Norwegians call the sheaf a julenek. An anonymous poem beautifully describes the tradition (source:

The Julenek (Christmas Sheaf)

Far over in Norway’s distant realm,
That land of ice and snow,
Where the winter nights are long and drear,
And the north winds fiercely blow,
From many a low-thatched cottage roof,
On Christmas eve, ’tis said,
A sheaf of grain (julenek) is hung on high,
To feed the birds o’erhead.

In years gone by, on Christmas eve,
When the day was nearly o’er,
Two desolate, starving birds flew past
A humble peasant’s door.
“Look!
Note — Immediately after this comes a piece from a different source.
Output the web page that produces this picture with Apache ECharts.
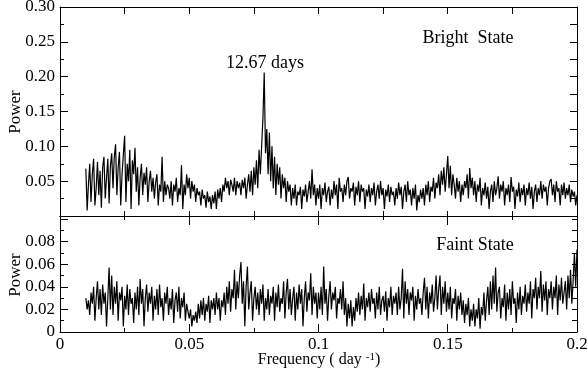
<!DOCTYPE html>
<html><head><meta charset="utf-8">
<script src="https://cdn.jsdelivr.net/npm/echarts@6/dist/echarts.min.js"></script>
<style>html,body{margin:0;padding:0;background:#fff}#c{width:588px;height:376px}</style>
</head><body><div id="c"></div>
<script>
// frequency sampling (day^-1): first sample and step
const freqStart = 0.010;
const freqStep = 0.0005;
const xTickLabels = ['0', '0.05', '0.1', '0.15', '0.2'];
const peakLabel = '12.67 days';

// Bright state power values, 0.010 .. 0.200
const brightPower = [
0.068,0.008,0.045,0.075,0.020,0.060,0.082,0.015,0.040,0.078,0.030,0.065,0.012,0.070,0.085,0.025,0.055,0.082,0.018,0.072,
0.090,0.040,0.085,0.103,0.030,0.070,0.092,0.015,0.060,0.088,0.115,0.020,0.075,0.050,0.095,0.010,0.080,0.060,0.098,0.035,
0.070,0.015,0.055,0.075,0.030,0.062,0.045,0.070,0.020,0.050,0.065,0.035,0.055,0.025,0.048,0.060,0.015,0.045,0.035,0.085,
0.020,0.050,0.030,0.045,0.040,0.025,0.050,0.015,0.045,0.035,0.055,0.020,0.040,0.030,0.073,0.010,0.045,0.030,0.060,0.040,
0.055,0.025,0.050,0.035,0.045,0.020,0.040,0.030,0.035,0.015,0.038,0.025,0.030,0.012,0.035,0.020,0.028,0.010,0.030,0.018,
0.035,0.010,0.038,0.025,0.040,0.020,0.045,0.035,0.055,0.040,0.050,0.030,0.052,0.045,0.035,0.055,0.030,0.050,0.040,0.048,
0.030,0.052,0.040,0.055,0.025,0.045,0.060,0.035,0.065,0.030,0.070,0.045,0.080,0.040,0.095,0.060,0.100,0.140,0.206,0.090,
0.125,0.060,0.120,0.050,0.100,0.040,0.085,0.030,0.075,0.045,0.070,0.025,0.060,0.040,0.055,0.020,0.050,0.035,0.045,0.015,
0.040,0.025,0.045,0.015,0.035,0.030,0.042,0.010,0.038,0.028,0.045,0.020,0.035,0.050,0.025,0.067,0.030,0.045,0.015,0.040,
0.025,0.045,0.010,0.040,0.030,0.048,0.020,0.035,0.042,0.015,0.038,0.025,0.050,0.030,0.045,0.010,0.055,0.035,0.040,0.020,
0.045,0.030,0.050,0.056,0.025,0.040,0.035,0.048,0.015,0.042,0.030,0.050,0.020,0.045,0.035,0.040,0.010,0.038,0.028,0.045,
0.020,0.040,0.030,0.048,0.015,0.035,0.045,0.025,0.050,0.030,0.040,0.010,0.038,0.028,0.045,0.020,0.042,0.030,0.035,0.015,
0.040,0.025,0.048,0.030,0.042,0.010,0.035,0.045,0.020,0.050,0.030,0.038,0.015,0.040,0.025,0.045,0.008,0.030,0.020,0.038,
0.025,0.040,0.015,0.045,0.030,0.050,0.020,0.042,0.035,0.055,0.025,0.048,0.040,0.060,0.030,0.065,0.045,0.070,0.035,0.060,
0.086,0.040,0.072,0.030,0.060,0.045,0.025,0.055,0.035,0.050,0.020,0.045,0.030,0.050,0.040,0.060,0.025,0.069,0.040,0.055,
0.030,0.050,0.020,0.045,0.035,0.055,0.015,0.040,0.030,0.048,0.025,0.042,0.010,0.035,0.045,0.020,0.050,0.030,0.040,0.057,
0.025,0.045,0.035,0.050,0.015,0.040,0.030,0.045,0.020,0.056,0.035,0.042,0.010,0.038,0.028,0.048,0.020,0.040,0.030,0.045,
0.015,0.040,0.030,0.048,0.025,0.042,0.010,0.035,0.045,0.020,0.040,0.030,0.050,0.025,0.045,0.035,0.042,0.015,0.040,0.050,
0.053,0.030,0.045,0.020,0.050,0.035,0.040,0.015,0.045,0.030,0.048,0.025,0.040,0.030,0.045,0.020,0.038,0.028,0.035,0.015,0.030
];

// Faint state power values, 0.010 .. 0.200
const faintPower = [
0.030,0.020,0.028,0.015,0.035,0.025,0.040,0.010,0.030,0.045,0.020,0.038,0.015,0.042,0.025,0.035,0.005,0.030,0.057,0.020,
0.050,0.015,0.040,0.025,0.045,0.010,0.035,0.028,0.040,0.005,0.032,0.020,0.042,0.015,0.038,0.025,0.030,0.008,0.035,0.020,
0.040,0.015,0.047,0.025,0.038,0.005,0.030,0.042,0.018,0.035,0.025,0.040,0.010,0.032,0.020,0.038,0.015,0.042,0.022,0.030,
0.010,0.035,0.025,0.040,0.015,0.030,0.020,0.038,0.008,0.028,0.035,0.018,0.040,0.012,0.030,0.022,0.035,0.010,0.025,0.018,
0.012,0.020,0.005,0.015,0.010,0.018,0.008,0.025,0.012,0.028,0.015,0.030,0.010,0.025,0.018,0.032,0.008,0.028,0.020,0.030,
0.015,0.035,0.020,0.030,0.010,0.028,0.022,0.035,0.015,0.040,0.025,0.045,0.018,0.038,0.030,0.055,0.020,0.045,0.030,0.050,
0.062,0.025,0.045,0.005,0.040,0.058,0.020,0.035,0.045,0.010,0.030,0.040,0.020,0.035,0.015,0.038,0.025,0.042,0.010,0.030,
0.020,0.038,0.015,0.032,0.025,0.040,0.010,0.035,0.022,0.042,0.018,0.030,0.025,0.045,0.012,0.035,0.047,0.020,0.038,0.015,
0.030,0.040,0.010,0.035,0.020,0.042,0.025,0.038,0.005,0.030,0.045,0.018,0.035,0.028,0.052,0.015,0.040,0.025,0.035,0.012,
0.035,0.020,0.040,0.015,0.058,0.025,0.038,0.010,0.032,0.045,0.020,0.035,0.028,0.040,0.012,0.030,0.025,0.038,0.020,0.045,
0.015,0.030,0.005,0.025,0.012,0.028,0.005,0.022,0.010,0.030,0.018,0.035,0.015,0.032,0.020,0.043,0.010,0.030,0.022,0.035,
0.018,0.038,0.025,0.030,0.012,0.035,0.020,0.040,0.015,0.028,0.032,0.018,0.036,0.010,0.030,0.022,0.040,0.015,0.032,0.025,
0.035,0.015,0.040,0.020,0.030,0.056,0.012,0.045,0.025,0.038,0.015,0.035,0.028,0.040,0.010,0.032,0.020,0.038,0.025,0.030,
0.015,0.035,0.048,0.020,0.040,0.012,0.035,0.025,0.042,0.018,0.030,0.050,0.020,0.038,0.050,0.015,0.040,0.025,0.045,0.018,
0.035,0.020,0.040,0.012,0.030,0.025,0.038,0.010,0.032,0.020,0.035,0.015,0.028,0.008,0.025,0.015,0.030,0.005,0.020,0.010,
0.025,0.005,0.020,0.012,0.030,0.003,0.022,0.015,0.035,0.010,0.028,0.040,0.015,0.045,0.020,0.050,0.025,0.057,0.018,0.035,
0.040,0.012,0.030,0.022,0.042,0.010,0.035,0.020,0.038,0.015,0.045,0.025,0.030,0.008,0.035,0.020,0.040,0.015,0.032,0.025,
0.042,0.018,0.035,0.025,0.045,0.012,0.038,0.030,0.048,0.020,0.040,0.030,0.054,0.018,0.042,0.028,0.045,0.015,0.038,0.030,
0.045,0.020,0.040,0.030,0.050,0.015,0.042,0.028,0.048,0.025,0.035,0.045,0.020,0.050,0.030,0.055,0.025,0.045,0.070,0.040,0.073
];

const FONT = '"Liberation Serif","DejaVu Serif",serif';
function pairs(vals){ return vals.map((v,i)=>[+(freqStart + i*freqStep).toFixed(4), v]); }

const chart = echarts.init(document.getElementById('c'), null, {renderer:'canvas'});
const axLine = {show:true, onZero:false, lineStyle:{color:'#000', width:1}};
const noLabel = {show:false};
const xLabelMap = {0:xTickLabels[0],0.05:xTickLabels[1],0.1:xTickLabels[2],0.15:xTickLabels[3],0.2:xTickLabels[4]};
const tk = (len)=>({inside:true, length:len, lineStyle:{color:'#000', width:1}});
const mtk = (len)=>({show:true, splitNumber:2, length:len, lineStyle:{color:'#000', width:1}});

chart.setOption({
  animation:false,
  backgroundColor:'#fff',
  grid:[
    {left:60, top:7, width:517, height:209, containLabel:false, outerBoundsMode:'none'},
    {left:60, top:216, width:517, height:116, containLabel:false, outerBoundsMode:'none'}
  ],
  xAxis:[
    {gridIndex:0, type:'value', position:'bottom', min:0, max:0.2, interval:0.025,
     axisLine:axLine, axisTick:tk(5), axisLabel:noLabel, splitLine:{show:false}},
    {gridIndex:0, type:'value', position:'top', min:0, max:0.2, interval:0.025,
     axisLine:axLine, axisTick:tk(7), axisLabel:noLabel, splitLine:{show:false}},
    {gridIndex:1, type:'value', position:'bottom', min:0, max:0.2, interval:0.05,
     axisLine:axLine, axisTick:tk(8), minorTick:mtk(4),
     axisLabel:{show:true, margin:4, color:'#000', fontFamily:FONT, fontSize:17,
       formatter:v=>{const k=Math.round(v*100)/100; return xLabelMap[k]!==undefined?xLabelMap[k]:'';}},
     splitLine:{show:false}, minorSplitLine:{show:false}},
    {gridIndex:1, type:'value', position:'top', min:0, max:0.2, interval:0.05,
     axisLine:axLine, axisTick:tk(9), minorTick:mtk(4),
     axisLabel:noLabel, splitLine:{show:false}}
  ],
  yAxis:[
    {gridIndex:0, type:'value', position:'left', min:0, max:0.3, interval:0.05,
     axisLine:axLine, axisTick:tk(8), minorTick:mtk(4),
     axisLabel:{show:true, margin:5, color:'#000', fontFamily:FONT, fontSize:17,
       formatter:v=> v<0.01 ? '' : v.toFixed(2)},
     splitLine:{show:false}, minorSplitLine:{show:false}},
    {gridIndex:0, type:'value', position:'right', min:0, max:0.3, interval:0.025,
     axisLine:axLine, axisTick:tk(7), axisLabel:noLabel, splitLine:{show:false}},
    {gridIndex:1, type:'value', position:'left', min:0, max:0.1027, interval:0.02,
     axisLine:axLine, axisTick:tk(8), minorTick:mtk(4),
     axisLabel:{show:true, margin:5, color:'#000', fontFamily:FONT, fontSize:17,
       formatter:v=> v<0.001 ? '0' : (v>0.09 ? '' : v.toFixed(2))},
     splitLine:{show:false}, minorSplitLine:{show:false}},
    {gridIndex:1, type:'value', position:'right', min:0, max:0.1027, interval:0.01,
     axisLine:axLine, axisTick:tk(5), axisLabel:noLabel, splitLine:{show:false}}
  ],
  series:[
    {type:'line', xAxisIndex:0, yAxisIndex:0, data:pairs(brightPower), showSymbol:false, symbol:'none',
     lineStyle:{color:'#000', width:1.2}, silent:true},
    {type:'line', xAxisIndex:2, yAxisIndex:2, data:pairs(faintPower), showSymbol:false, symbol:'none',
     lineStyle:{color:'#000', width:1.2}, silent:true}
  ],
  graphic:[
    {type:'text', x:16, y:112, rotation:Math.PI/2, style:{text:'Power', fontFamily:FONT, fontSize:17, fill:'#000', align:'center', verticalAlign:'middle'}},
    {type:'text', x:16, y:275, rotation:Math.PI/2, style:{text:'Power', fontFamily:FONT, fontSize:17, fill:'#000', align:'center', verticalAlign:'middle'}},
    {type:'text', x:265, y:63, style:{text:peakLabel, fontFamily:FONT, fontSize:18, fill:'#000', align:'center', verticalAlign:'middle'}},
    {type:'text', x:468, y:38, style:{text:'Bright  State', fontFamily:FONT, fontSize:18, fill:'#000', align:'center', verticalAlign:'middle'}},
    {type:'text', x:475, y:245, style:{text:'Faint State', fontFamily:FONT, fontSize:18, fill:'#000', align:'center', verticalAlign:'middle'}},
    {type:'text', x:319, y:360, style:{
      text:'{n|Frequency ( day }{s|-1}{n|)}', align:'center', verticalAlign:'middle',
      rich:{n:{fontFamily:FONT, fontSize:16, fill:'#000', color:'#000'},
            s:{fontFamily:FONT, fontSize:11, fill:'#000', color:'#000', verticalAlign:'top', padding:[0,0,6,0]}}}}
  ]
});
</script>
</body></html>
Look!” cried one, with joyful voice
And a piping tone of glee:
“In that sheaf there is plenteous food and cheer,
And the peasant had but three.
One he hath given to us for food,
And he hath but two for bread,
But he gave it with smiles and blessings,
‘For the Christ-child’s sake,’ he said.”

Anonymous Norwegian poem

Extending Kindness to Animals, Too

In Denmark and Norway farmers would give their animals extra food on Christmas Day. They would take their last sheaf of wheat brought in during the last harvest to use as decorations on the gates and outside doorways so that the birds might eat it. This older tradition, known as The Remembrance of Birds, was to honor the birds and beasts that were the witnesses to Christ’s birth.